May be used for methods without `JSR/RET` instructions.
- [`faba.asm.LiteAnalyzerExt`](/src/main/java/faba/asm/LiteAnalyzerExt.java):
- Fusion of `faba.asm.LiteAnalyzer` and `faba.asm.AnalyzerExt`.
- [`faba.asm.LiteFramelessAnalyzer`](/src/main/java/faba/asm/LiteFramelessAnalyzer.java)
- Fusion of `faba.asm.LiteAnalyzer` and `faba.asm.FramelessAnalyzer`
- [`faba.asm.Subroutine`](/src/main/java/faba/asm/Subroutine.java)
- Copy of `org.objectweb.asm.tree.analysis.Subroutine`.### Scala part
The main parts of FABA, in logical (how to read) order, functionalities (classes, utilities) are grouped by file.
- [`/src/main/scala`](/src/main/scala) - directory (without subdirectories) contains main classes (common infrastructure and orchestration).
- [`data.scala`](/src/main/scala/data.scala)
- Data structures for representing result of analyses, utilities to serialize inferred annotations into xml.
- [`engine.scala`](/src/main/scala/engine.scala)
- Lattices, equations over lattices, fast solver of equations.
- [`source.scala`](/src/main/scala/source.scala)
- IO infrastructure to traverse java bytecode (jar-files, classes in folders, classes reachable from classloader)
- [`calls.scala`](/src/main/scala/analysis/calls.scala)
- Infrastructure to resolve method calls (in hierarchy).
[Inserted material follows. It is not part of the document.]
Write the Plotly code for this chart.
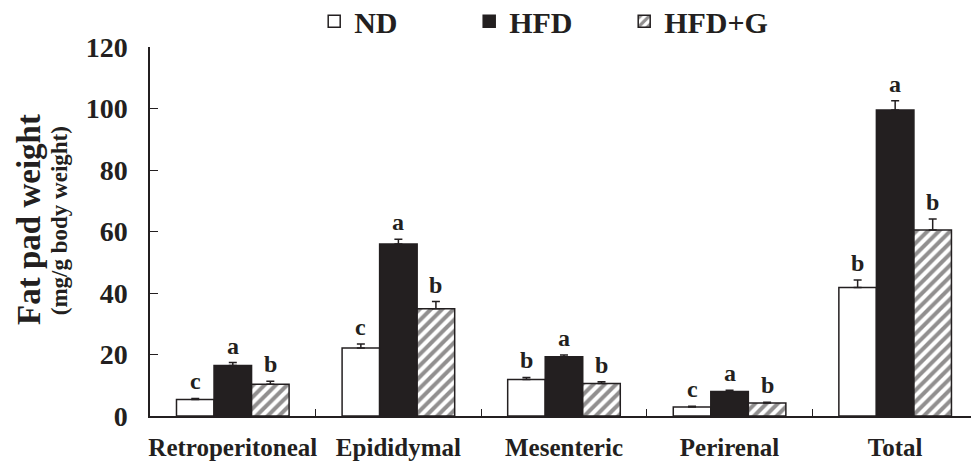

Call resolution happens in two stages:
at the (first) indexing stage hierarchy information (inheritance relationship + method index) and all encountered calls are collected;
at the (second) stage of equation construction the full hierarchy is built from index, all calls are resolved to a set of concrete calls,
equations for overridable methods are constructed.
- [`faba.scala`](/src/main/scala/faba.scala)
- The main logic of orchestration of different analysis.
Runs different analyses and puts equations got from different analyzers into corresponding solvers.
It corresponds to indexing of java libraries.
- [`main.scala`](/src/main/scala/main.scala)
- Solving of equations gathered at indexing phase, dumping of solutions in the form of external annotations into xml files.
- [`/src/main/scala/analysis`](/src/main/scala/analysis) - the heart of FABA, different analyses
- [`core.scala`](/src/main/scala/analysis/core.scala)
- Core data structures used for analyses:
- control flow graph
- DFS tree
- abstract values for semantic interpretation
- configuration
- state (configuration + history + constraints)
- `StagedScAnalysis` - Skeleton for implementing staged analysis via exploration of graph of configurations.
- [`utils.scala`](/src/main/scala/analysis/utils.scala) - `AnalysisUtils`
- Equivalence relations for configurations and states, "instance of" (subset) relation.
- [`combined.scala`](/src/main/scala/analysis/combined.scala)
- "All in one" staged analysis - for linear methods (without branching).
All equations are constructed in a single pass over method's instructions.
It is a good point to look at for understanding of mechanics of all analyses.
- [`parameters.scala`](/src/main/scala/analysis/parameters.scala)
- `NotNullParameterAnalysis` - construction of equations for inference of `@NotNull` parameters.
- `NullableParameterAnalysis` - construction of equations for inference of `@Nullable` parameters.
- [`result.scala`](/src/main/scala/analysis/result.scala)
- `ResultAnalysis` - construction of equations for inference of `@NotNull` methods,
construction of equations for inference of `@Contract("_,null,_->?")` contracts.
- [`nullableResult.scala`](/src/main/scala/analysis/nullableResult.scala)
- `NullableResultAnalysis` - inference of `@Nullable` methods.
Analysis is not based on supercompilation (to be fast).
Really, current `@Nullable` method analysis is quite ad hoc and may be better if rewritten to supercompilation approach.
- [`controlFlow.scala`](/src/main/scala/analysis/controlFlow.scala)
- Utilities to build control flow graph, depth-first search tree and testing reducibility of control flow graph.
Construction of control flow graph is also specialized for methods without `JSR/RET` instructions.
- [`leakingParameters.scala`](/src/main/scala/analysis/leakingParameters.scala)
- `LeakingParameters` analysis.
Sound approximation of parameters usage.
Preliminary analysis to explore whether next `@NotNull` parameter analysis,
`@Nullable` parameter analysis and `@Contract` analysis will produce interesting result.
In many cases leaking parameter analysis allows to understand the result of more complex analysis in a fast manner.
Another result of this analysis is a fixed point of frames states (it is used later for result origins analysis).
- [`resultOrigins.scala`](/src/main/scala/analysis/resultOrigins.scala)
- Analysis to understand at which instructions values that may become the result of the method are created.
Result origins analysis speeds up `ResultAnalysis` a lot.
- [`parameterToResultFlow.scala`](/src/main/scala/analysis/parameterToResultFlow.scala)
- Analysis to understand whether a method may just return a given parameter.
- [`purity.scala`](/src/main/scala/analysis/purity.scala)
- Very simple (not deep) analysis to infer pure methods (`@Contract(pure=true)`).